What kind of cop curses a deputy from another state and suggests he rip off his badge and throw it in the garbage for politely telling reckless police officers to slow it down?

That would be Jerry Speziale, the cocksure sheriff of Passaic County, N.J., a 46-year-old former juvenile-delinquent-turned-drug-war-hero who says Brad Pitt will be playing him in the coming movie about his life.

"I have no regrets," Speziale said Friday of his increasingly infamous, tape-recorded lambasting of Augusta County Deputy Michael Roane, who stopped a New Jersey police convoy speeding north on Interstate 81 last month.

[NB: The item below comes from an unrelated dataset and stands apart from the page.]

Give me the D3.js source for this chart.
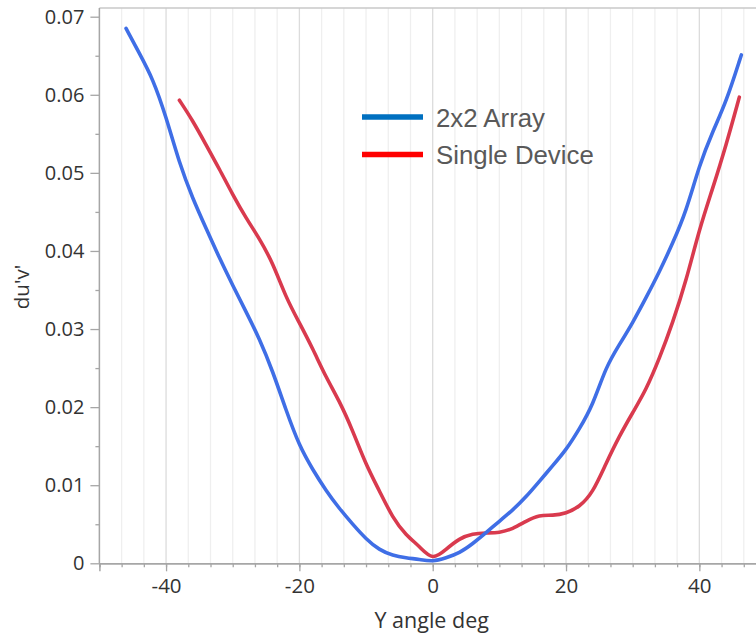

Here's a whiff of Speziale's character from a summary of his "true-life" book, "Without a Badge: Undercover in the World's Deadliest Crime Organization."

From the start, the man Bernard Kerik [former police commissioner of New York] called "a hurricane" was a different kind of cop. A former juvenile delinquent, Jerry Speziale was a loose cannon whose antics got him into the crack dens and shooting galleries of New York's meanest streets and onto an elite DEA narcotics task force charged with taking down South America's powerful Cali drug cartel. Under the tutelage of [a] smooth-talking confidential informant, jeans-and-tee-shirt Jerry was transformed into Armani-clad Geraldo Bartone, the world's top drug trafficker. As Geraldo, he did things he had never dreamed of -- piloting planes, captaining cocaine-filled yachts, and meeting the most powerful kingpins in the brutal drug trade.

Antoine Fuqua, director of the dirty-cop thriller "Training Day," is lined up to make the movie of Speziale's story, according to an entertainment news report.

Are you starting to get a bead on this guy's ego? In Jersey, he's known for his gelled hair and full-dress uniform, complete with star-studded epaulettes.

The explosive issue of whether immigration detainees are being abused in the nation's prisons has flared up at the Passaic County Jail. Sheriff Jerry Speziale ejected federal investigators from the jail last month, accusing them of arrogance and incompetence, his spokesman said Tuesday.

Which is one of the reasons this highly decorated officer won more than 80 percent of the vote during his recent re-election. He's a wildly successful fundraiser and a muscular Jersey politician.

"Throughout his distinguished career, Jerry Speziale has put pride and respect for the uniform he wears and what it symbolizes, in the forefront."

"Only in Virginia" were convoy members stopped, he complained. In all the other states, he said, New Jersey officers and medics got "waved to, high signs, clapped for" because of their post-Katrina rescue work.

He cited a "whole pattern" of Virginia law enforcement playing hardball with Northern officers heading to and returning from the New Orleans relief effort.

What's worse, Speziale said, when he complained to the Virginia State Police about the convoy being stopped, someone passed along his home phone number (obtained via caller ID) to Deputy Roane.

"My civil rights have been violated," Speziale said. "I'm one of the [top] wiretap experts in the nation . . . . Don't think I haven't gotten legal representation."

Benjamin believes Speziale's attempted bullying of Roane is indicative of someone who "believes he is above the law. That's a very dangerous attitude. . . . The problem is when these guys band together.

"I'm appalled anyone would think these guys should not be pulled over," Benjamin said. "They're lawbreakers making excuses for their behavior. . . . I'm proud of our guy."

Speziale added that once the controversy lurched into public view, the Virginia police ratcheted up the reported speeds of the convoy to 80, 90 and 95 mph and added reports that motorists were being run off onto the shoulders.

"I don't think the newspapers have accurately reported" the situation, Speziale said. The coverage has been "totally one-sided based on the accounts of one deputy."